No group has claimed responsibility for the violence, but Nigeria is facing a myriad of security challenges, including an extremist insurgency in the northeast, kidnappings in central and northwestern states and separatist tensions in the south.
The early morning assault occurred at the mosque in Ughelli, near the oil city of Warri.
"Eleven (people) were injured," police spokesman Bright Edafe told AFP confirming the incident.
He said an investigation was underway to find the suspects.
Local media quoting a community leader and a victim reported that an imam was kidnapped during the attack.
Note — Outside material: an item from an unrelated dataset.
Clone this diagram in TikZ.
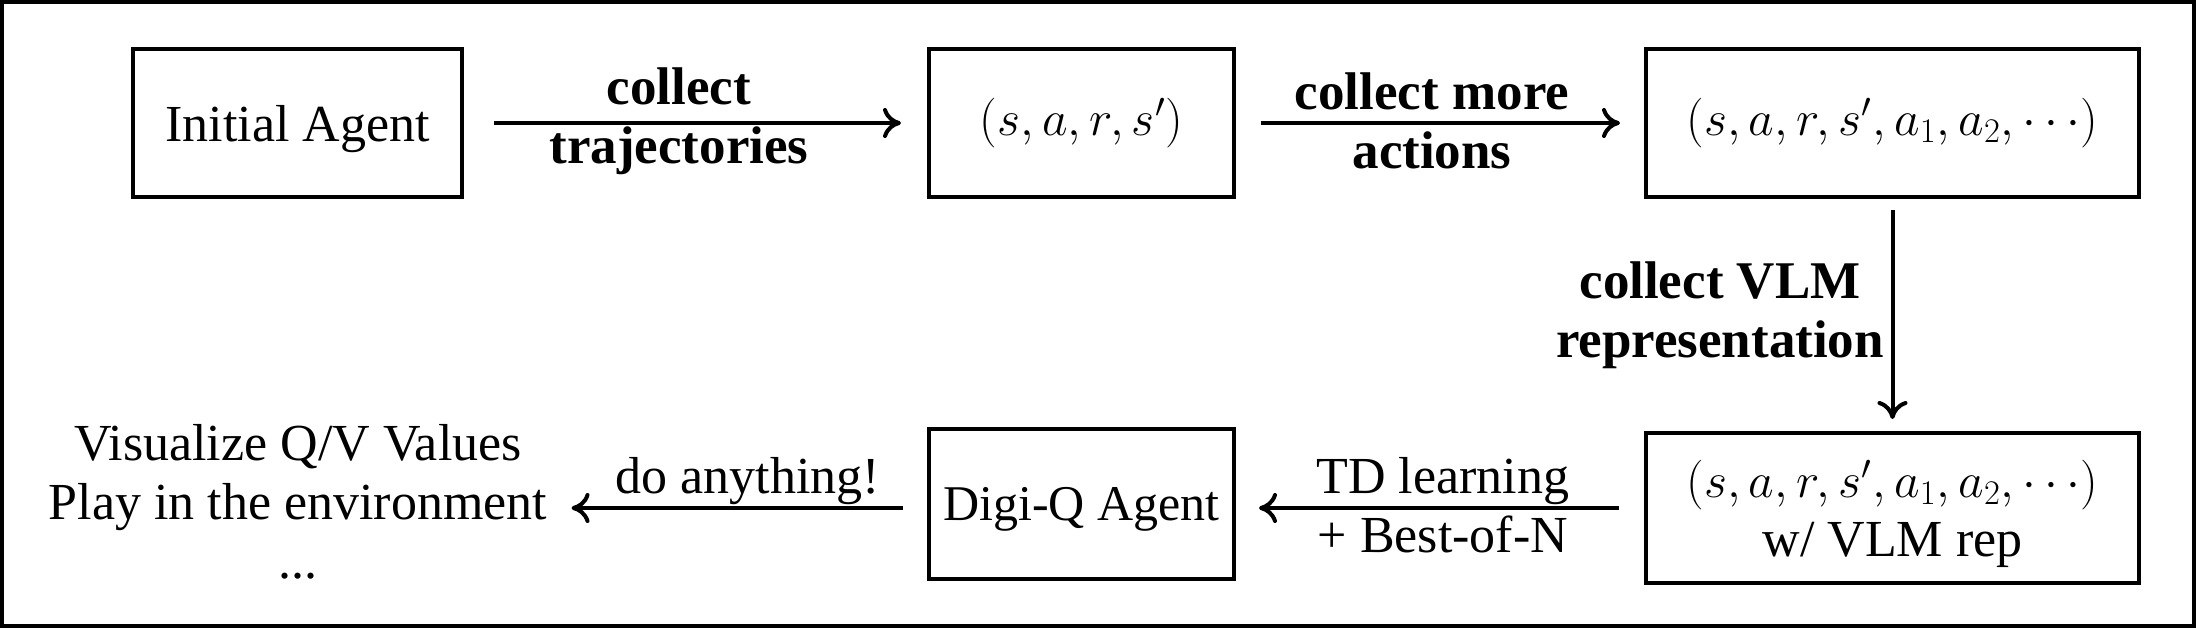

Police rejected the claim, saying "it was the intention to take him (the imam) but they (the gunmen) did not succeed."
Kidnappings are common in Nigeria and are largely committed for financial gain by criminals known as bandits who have no known ideological motivation.
Security in Delta state had improved compared to the early 2000s when militant groups frequently attacked oil facilities or kidnapped oil workers.
But in neighboring southeastern states, scores of recent assaults have been blamed on the outlawed separatists, the Indigenous People of Biafra (IPOB) group and its armed wing, the Eastern Security Network.
IPOB, which seeks a separate state for ethnic Igbo people has repeatedly denied responsibility for the violence.
President Muhammadu Buhari, who came to power in 2015 and was re-elected in 2019, is under pressure to take action on Nigeria's security problems before he steps down after elections due next February.